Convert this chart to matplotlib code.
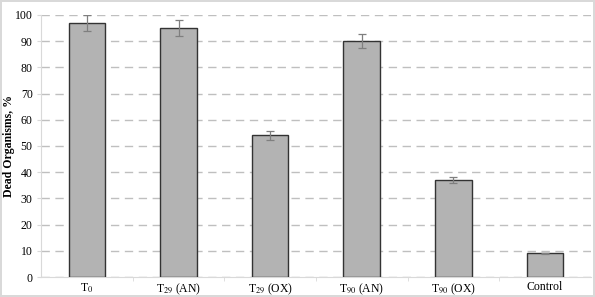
import numpy as np
import matplotlib.pyplot as plt
from matplotlib.ticker import FixedLocator

# Data
categories = ['T$_0$', 'T$_{29}$ (AN)', 'T$_{29}$ (OX)', 'T$_{90}$ (AN)', 'T$_{90}$ (OX)', 'Control']
dead_pct = [97, 95, 54, 90, 37, 9]
err_pct = [3.0, 3.0, 1.7, 2.8, 1.2, 0.3]

plt.rcParams['font.family'] = ['Liberation Serif', 'DejaVu Serif']
plt.rcParams['mathtext.fontset'] = 'stix'

fig = plt.figure(figsize=(5.95, 2.97), dpi=100)
fig.patch.set_edgecolor('#d9d9d9')
fig.patch.set_linewidth(1.5)
ax = fig.add_axes([0.069, 0.067, 0.924, 0.883])

x = np.arange(len(categories))
ax.bar(x, dead_pct, width=0.4, color='#b3b3b3', edgecolor='#333333', linewidth=1.0, zorder=3)
ax.errorbar(x, dead_pct, yerr=err_pct, fmt='none', ecolor='#7f7f7f', elinewidth=0.9,
            capsize=3, capthick=0.9, zorder=4)

ax.set_xlim(-0.5, len(categories) - 0.5)
ax.set_ylim(0, 100)
ax.set_yticks(np.arange(0, 101, 10))
ax.yaxis.grid(True, linestyle=(0, (6, 4)), color='#bfbfbf', linewidth=1.0, zorder=0)

ax.set_xticks(x)
ax.set_xticklabels(categories, fontsize=8.5)
ax.tick_params(axis='x', length=0, pad=3)
ax.xaxis.set_minor_locator(FixedLocator(x[:-1] + 0.5))
ax.tick_params(axis='x', which='minor', length=3, color='#d9d9d9')
ax.tick_params(axis='y', labelsize=8.5, length=3, color='#d9d9d9', pad=3)

for s in ['top', 'right']:
    ax.spines[s].set_visible(False)
for s in ['left', 'bottom']:
    ax.spines[s].set_color('#d9d9d9')

ax.set_ylabel('Dead Organisms, %', fontsize=8.5, fontweight='bold')
ax.yaxis.set_label_coords(-0.048, 0.5)

fig.savefig('out.png', dpi=100)
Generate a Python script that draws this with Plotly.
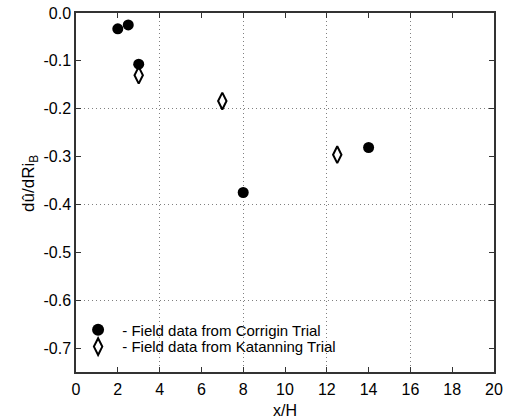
import plotly.graph_objects as go

# Corrigin trial (filled circles)
corrigin_x = [2.0, 2.5, 3.0, 8.0, 14.0]
corrigin_y = [-0.033, -0.025, -0.107, -0.375, -0.281]

# Katanning trial (open diamonds)
katanning_x = [3.0, 7.0, 12.5]
katanning_y = [-0.130, -0.184, -0.296]

x_ticks = [0, 2, 4, 6, 8, 10, 12, 14, 16, 18, 20]
y_ticks = [0.0, -0.1, -0.2, -0.3, -0.4, -0.5, -0.6, -0.7]
y_tick_labels = ["0.0", "-0.1", "-0.2", "-0.3", "-0.4", "-0.5", "-0.6", "-0.7"]
x_grid = [4, 8, 12, 16]
y_grid = [-0.2, -0.4, -0.6]

FONT = "Liberation Sans, Arial, Helvetica, sans-serif"

fig = go.Figure()

fig.add_trace(go.Scatter(
    x=corrigin_x, y=corrigin_y, mode="markers",
    name="\u00a0- Field data from Corrigin Trial", legend="legend",
    marker=dict(symbol="circle", size=11, color="black"),
))
fig.add_trace(go.Scatter(
    x=katanning_x, y=katanning_y, mode="markers",
    name="\u00a0- Field data from Katanning Trial", legend="legend2",
    marker=dict(symbol="diamond-tall-open", size=12, color="black",
                line=dict(width=2, color="black")),
))
# empty trace to carry the dotted grid axes
fig.add_trace(go.Scatter(x=[], y=[], xaxis="x2", yaxis="y2",
                         showlegend=False, hoverinfo="skip"))

axis_line = dict(showline=True, linecolor="#333333", linewidth=1.5, mirror="ticks",
                 ticks="inside", ticklen=5, tickcolor="#333333", tickwidth=1,
                 showgrid=False, zeroline=False, automargin=False,
                 tickfont=dict(family=FONT, size=16, color="black"))

grid_axis = dict(showticklabels=False, ticks="", showgrid=True, gridcolor="#808080",
                 griddash="1px,3px", gridwidth=1, zeroline=False, showline=False,
                 automargin=False)

legend_style = dict(xanchor="left", yanchor="middle", bgcolor="rgba(0,0,0,0)",
                    borderwidth=0, font=dict(family=FONT, size=15, color="black"),
                    itemsizing="constant")

fig.update_layout(
    width=506, height=419,
    margin=dict(l=76, r=12, t=13, b=47),
    paper_bgcolor="white", plot_bgcolor="white",
    font=dict(family=FONT, color="black"),
    xaxis=dict(range=[0, 20], tickvals=x_ticks, ticklabelstandoff=2, **axis_line,
               title=dict(text="x/H", font=dict(family=FONT, size=16), standoff=8)),
    yaxis=dict(range=[-0.75, 0.0], tickvals=y_ticks, ticktext=y_tick_labels, **axis_line),
    xaxis2=dict(overlaying="x", matches="x", range=[0, 20], tickvals=x_grid, **grid_axis),
    yaxis2=dict(overlaying="y", matches="y", range=[-0.75, 0.0], tickvals=y_grid, **grid_axis),
    legend=dict(x=0.005, y=0.117, **legend_style),
    legend2=dict(x=0.005, y=0.070, **legend_style),
    showlegend=True,
    annotations=[dict(
        text="dû/dRi<sub>B</sub>", textangle=-90, showarrow=False,
        xref="paper", yref="paper", x=-0.110, y=0.524,
        xanchor="center", yanchor="middle",
        font=dict(family=FONT, size=17, color="black"),
    )],
)

fig.write_html("out.html")
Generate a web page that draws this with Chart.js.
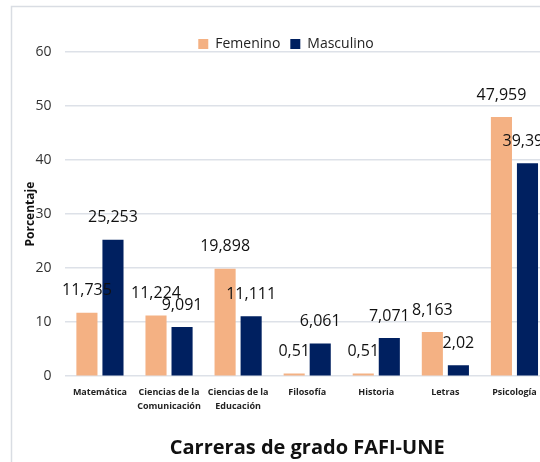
<!DOCTYPE html>
<html>
<head>
<meta charset="utf-8">
<script src="https://cdn.jsdelivr.net/npm/chart.js@4.4.1/dist/chart.umd.min.js"></script>
<style>
    html, body { margin: 0; padding: 0; background: #fff; overflow: hidden; }
    #wrap { width: 540px; height: 462px; overflow: hidden; }
    canvas { display: block; }
</style>
</head>
<body>
<div id="wrap"><canvas id="careerChart" width="560" height="462"></canvas></div>
<script>
const carreras = [
    'Matemática',
    ['Ciencias de la', 'Comunicación'],
    ['Ciencias de la', 'Educación'],
    'Filosofía',
    'Historia',
    'Letras',
    'Psicología'
];
const femenino = [11.735, 11.224, 19.898, 0.51, 0.51, 8.163, 47.959];
const masculino = [25.253, 9.091, 11.111, 6.061, 7.071, 2.02, 39.394];
const yTicks = [0, 10, 20, 30, 40, 50, 60];

// light grey frame around the whole chart, like the Excel chart area
const frame = {
    id: 'frame',
    beforeDraw(chart) {
        const ctx = chart.ctx;
        ctx.save();
        ctx.strokeStyle = '#d9dde3';
        ctx.lineWidth = 1.5;
        ctx.strokeRect(11.5, 6.5, 600, 500);
        ctx.restore();
    }
};

// let the plot start closer under the legend (legend keeps its own spacing)
const tightLegend = {
    id: 'tightLegend',
    beforeLayout(chart) {
        const lg = chart.legend;
        if (lg && !lg._tight) {
            const fit = lg.fit.bind(lg);
            lg.fit = function () {
                fit();
                this.height -= 9;
            };
            lg._tight = true;
        }
    }
};

// value labels above each bar, decimal comma
const valueLabels = {
    id: 'valueLabels',
    afterDatasetsDraw(chart) {
        const ctx = chart.ctx;
        ctx.save();
        ctx.font = '16px "Open Sans"';
        ctx.fillStyle = '#111';
        ctx.textAlign = 'center';
        ctx.textBaseline = 'middle';
        chart.data.datasets.forEach((ds, i) => {
            chart.getDatasetMeta(i).data.forEach((bar, j) => {
                const txt = String(ds.data[j]).replace('.', ',');
                ctx.fillText(txt, bar.x, bar.y - 22);
            });
        });
        ctx.restore();
    }
};

new Chart(document.getElementById('careerChart'), {
    type: 'bar',
    data: {
        labels: carreras,
        datasets: [
            { label: 'Femenino', data: femenino, backgroundColor: '#f4b183' },
            { label: 'Masculino', data: masculino, backgroundColor: '#002060' }
        ]
    },
    options: {
        responsive: false,
        animation: false,
        layout: { padding: { top: 27, left: 23, right: 11, bottom: 2 } },
        datasets: {
            bar: { categoryPercentage: 0.754, barPercentage: 0.81 }
        },
        plugins: {
            legend: {
                position: 'top',
                labels: {
                    boxWidth: 10,
                    boxHeight: 10,
                    padding: 10,
                    color: '#222',
                    font: { family: 'Open Sans', size: 14 }
                }
            },
            tooltip: { enabled: false }
        },
        scales: {
            x: {
                grid: { display: false, drawTicks: false },
                border: { display: false },
                ticks: {
                    color: '#222',
                    padding: 9,
                    maxRotation: 0,
                    autoSkip: false,
                    font: { family: 'Open Sans', size: 9, weight: 'bold', lineHeight: 1.6 }
                },
                title: {
                    display: true,
                    text: 'Carreras de grado FAFI-UNE',
                    color: '#111',
                    padding: { top: 13, bottom: 0 },
                    font: { family: 'Open Sans', size: 20, weight: 'bold' }
                }
            },
            y: {
                min: 0,
                max: 60,
                afterBuildTicks(axis) {
                    axis.ticks = yTicks.map(v => ({ value: v }));
                },
                grid: { color: '#dde1e8', lineWidth: 1.5, drawTicks: false },
                border: { display: false },
                ticks: {
                    color: '#333',
                    padding: 14,
                    font: { family: 'Open Sans', size: 14 }
                },
                title: {
                    display: true,
                    text: 'Porcentaje',
                    color: '#111',
                    padding: { top: 0, bottom: -16 },
                    font: { family: 'Open Sans', size: 12, weight: 'bold' }
                }
            }
        }
    },
    plugins: [frame, tightLegend, valueLabels]
});
</script>
</body>
</html>
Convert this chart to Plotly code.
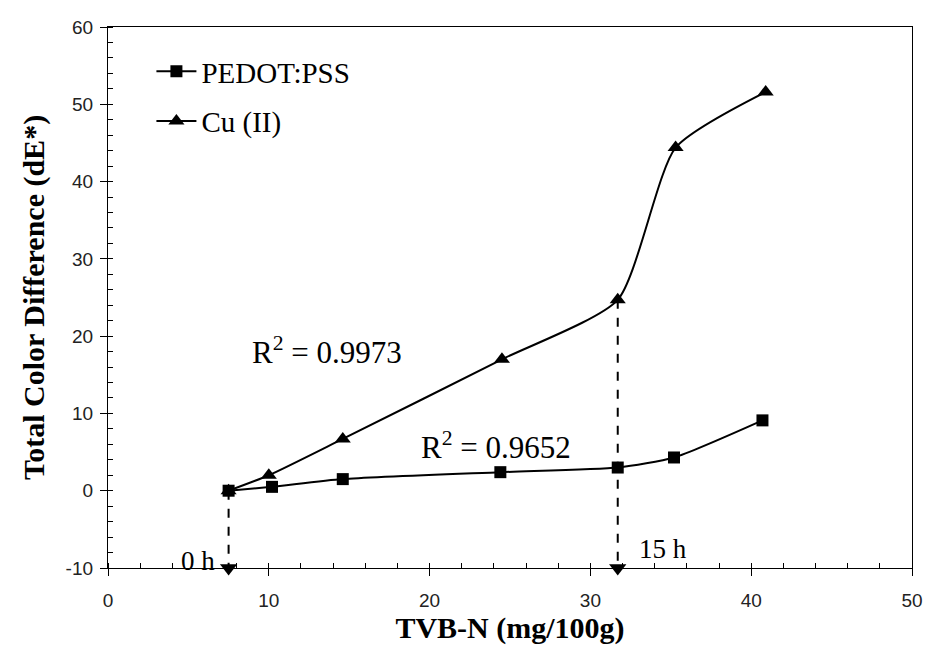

---*---

Set task
Give again exactly the lines running from the beginning of the material above through the line that contains "ax = fig.add_axes([0.069, 0.067, 0.924, 0.883])", and leave out every picture.

Response below
Convert this chart to matplotlib code.
import numpy as np
import matplotlib.pyplot as plt
from matplotlib.ticker import FixedLocator

# Data
categories = ['T$_0$', 'T$_{29}$ (AN)', 'T$_{29}$ (OX)', 'T$_{90}$ (AN)', 'T$_{90}$ (OX)', 'Control']
dead_pct = [97, 95, 54, 90, 37, 9]
err_pct = [3.0, 3.0, 1.7, 2.8, 1.2, 0.3]

plt.rcParams['font.family'] = ['Liberation Serif', 'DejaVu Serif']
plt.rcParams['mathtext.fontset'] = 'stix'

fig = plt.figure(figsize=(5.95, 2.97), dpi=100)
fig.patch.set_edgecolor('#d9d9d9')
fig.patch.set_linewidth(1.5)
ax = fig.add_axes([0.069, 0.067, 0.924, 0.883])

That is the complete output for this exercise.